In 2005, plant management and operators set in place a plan to attack the problems one piece at a time. This approach continues to work well for the now 35-year-old plant whose financial needs are growing as its economy of scale diminishes. 

The planning effort focused on the prioritization of plant repair needs, so that the funds available were used for the greatest benefit. Multiple repair and replacement tasks were bundled into biddable projects, allowing progress to commence. Smaller tasks are tackled by plant maintenance staff. 

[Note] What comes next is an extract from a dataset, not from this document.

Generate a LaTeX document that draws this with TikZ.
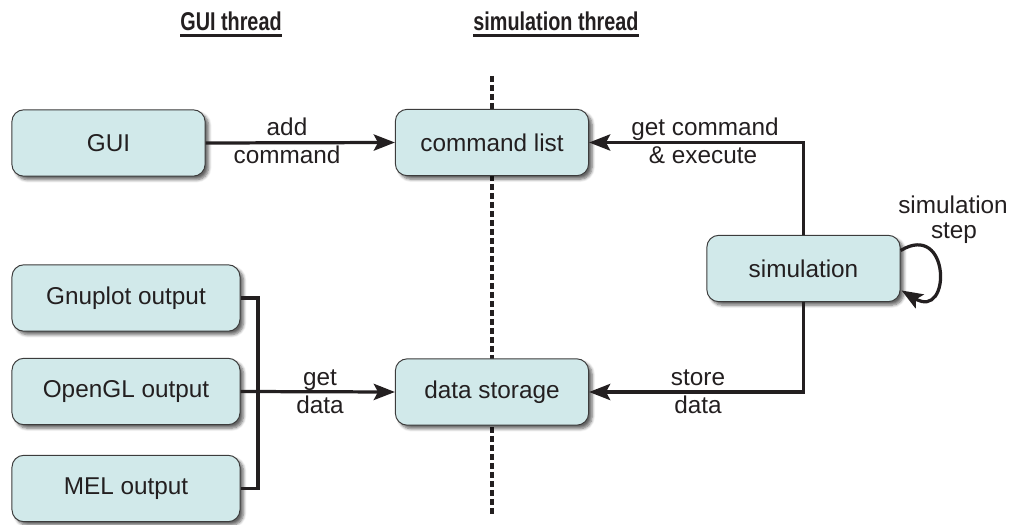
\documentclass[tikz,border=0pt]{standalone}
\usepackage{fontspec}
\setmainfont{Liberation Sans}
\newfontfamily\headfont[FakeStretch=0.77]{Liberation Sans}
\usetikzlibrary{arrows.meta,calc,shadows.blur}
\definecolor{boxfill}{HTML}{D1E9EA}
\definecolor{boxline}{HTML}{3C3C3C}
\definecolor{ink}{HTML}{231F20}
\tikzset{
  box/.style={draw=boxline, line width=0.7pt, fill=boxfill, rounded corners=8.5pt,
    minimum height=1.66cm, inner sep=0pt, text=ink,
    font=\fontsize{17.3}{20}\selectfont,
    blur shadow={shadow xshift=2.5pt, shadow yshift=-2.5pt, shadow blur steps=6, shadow opacity=60}},
  smallbox/.style={box, minimum width=4.83cm},
  widebox/.style={box, minimum width=5.7cm},
  conn/.style={draw=ink, line width=2.3pt},
  arrow/.style={conn, -{Stealth[length=15pt,width=11.5pt,inset=3pt]}},
  lbl/.style={anchor=base, text=ink, inner sep=0pt, font=\fontsize{17.3}{20}\selectfont},
  head/.style={anchor=base, text=ink, inner sep=0pt, font=\headfont\bfseries\fontsize{18.3}{21}\selectfont},
}
\begin{document}
\begin{tikzpicture}[x=0.025cm,y=-0.025cm]
\useasboundingbox (0,0) rectangle (1012,525);
% headers
\node[head] (h1) at (231,31) {GUI thread};
\node[head] (h2) at (556,31) {simulation thread};
\draw[ink, line width=1.7pt] ($(h1.south west)+(0,4)$) -- ($(h1.south east)+(0,4)$);
\draw[ink, line width=1.7pt] ($(h2.south west)+(0,4)$) -- ($(h2.south east)+(0,4)$);
% divider
\coordinate (dtop) at (492,76);
\coordinate (dbot) at (492,515);
\draw[ink, line width=2.5pt, dash pattern=on 4.2pt off 2.2pt] (dtop) -- (dbot);
% boxes
\node[smallbox] (gui) at (108.5,143) {GUI};
\node[smallbox] (cmd) at (492,142.5) {command list};
\node[smallbox] (sim) at (803.5,268.5) {simulation};
\node[smallbox] (ds) at (492,392) {data storage};
\node[widebox] (gnu) at (126,298) {Gnuplot output};
\node[widebox] (ogl) at (126,391.5) {OpenGL output};
\node[widebox] (mel) at (126,488.5) {MEL output};
% connectors
\draw[arrow] (gui.east) -- (cmd.west);
\draw[arrow] (sim.north) |- (cmd.east);
\draw[arrow] (sim.south) |- (ds.east);
\coordinate (bus) at (258,392);
\draw[conn] (gnu.east) -| (bus |- mel.east) -- (mel.east);
\draw[arrow] (ogl.east) -- (ds.west);
\draw[arrow] ($(sim.east)+(0,-18)$) .. controls +(50,-30) and +(50,30) .. ($(sim.east)+(1,22)$);
% labels
\node[lbl] at (287,136) {add};
\node[lbl] at (287,163) {command};
\node[lbl] at (705,136) {get command};
\node[lbl] at (703,164) {\& execute};
\node[lbl] at (320,385) {get};
\node[lbl] at (320,413) {data};
\node[lbl] at (698,385) {store};
\node[lbl] at (698,413) {data};
\node[lbl] at (953,214) {simulation};
\node[lbl] at (954,238) {step};
\end{tikzpicture}
\end{document}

Upgrades and repairs since 2005 have included the following: 

  • rebuilding each of the three 1992 belt filter presses; 
  • upgrading the sodium hypochlorite system; 
  • replacing valves, gates, and flowmeters in the entire carbon system; 
  • installing new odor scrubbing units; 
  • repairing the main wet well; 
  • replacing all three influent traveling bar screens; 
  • rehabilitating the electrical substation and related electrical work; 
  • replacing the drive, solids collection plows, and access bridge of one sludge thickener (work on the other thickener goes to construction this coming spring); 
  • rebuilding main pumps and sedimentation basin mechanical equipment; and 
  • replacing thickened sludge pumps. 

The third phase of rehabilitation work now is in construction, with reprioritization and planning on the next phase continuing. This third phase will replace two carbon backwash pumping systems, incorporate energy-saving measures, and enable the second-phase automated control system. Repairs and partial replacements of all facility roofs are planned for next spring. 

Additionally, Niagara also employs various strategies to attempt to control escalating costs. These include chemical-use procedure improvements, energy conservation measures, selective equipment replacement, carbon management improvements, development of a hauled-waste customer segment — which in 2011 grew to a revenue of $378,000 — and workforce reduction through attrition, job consolidation, and automation.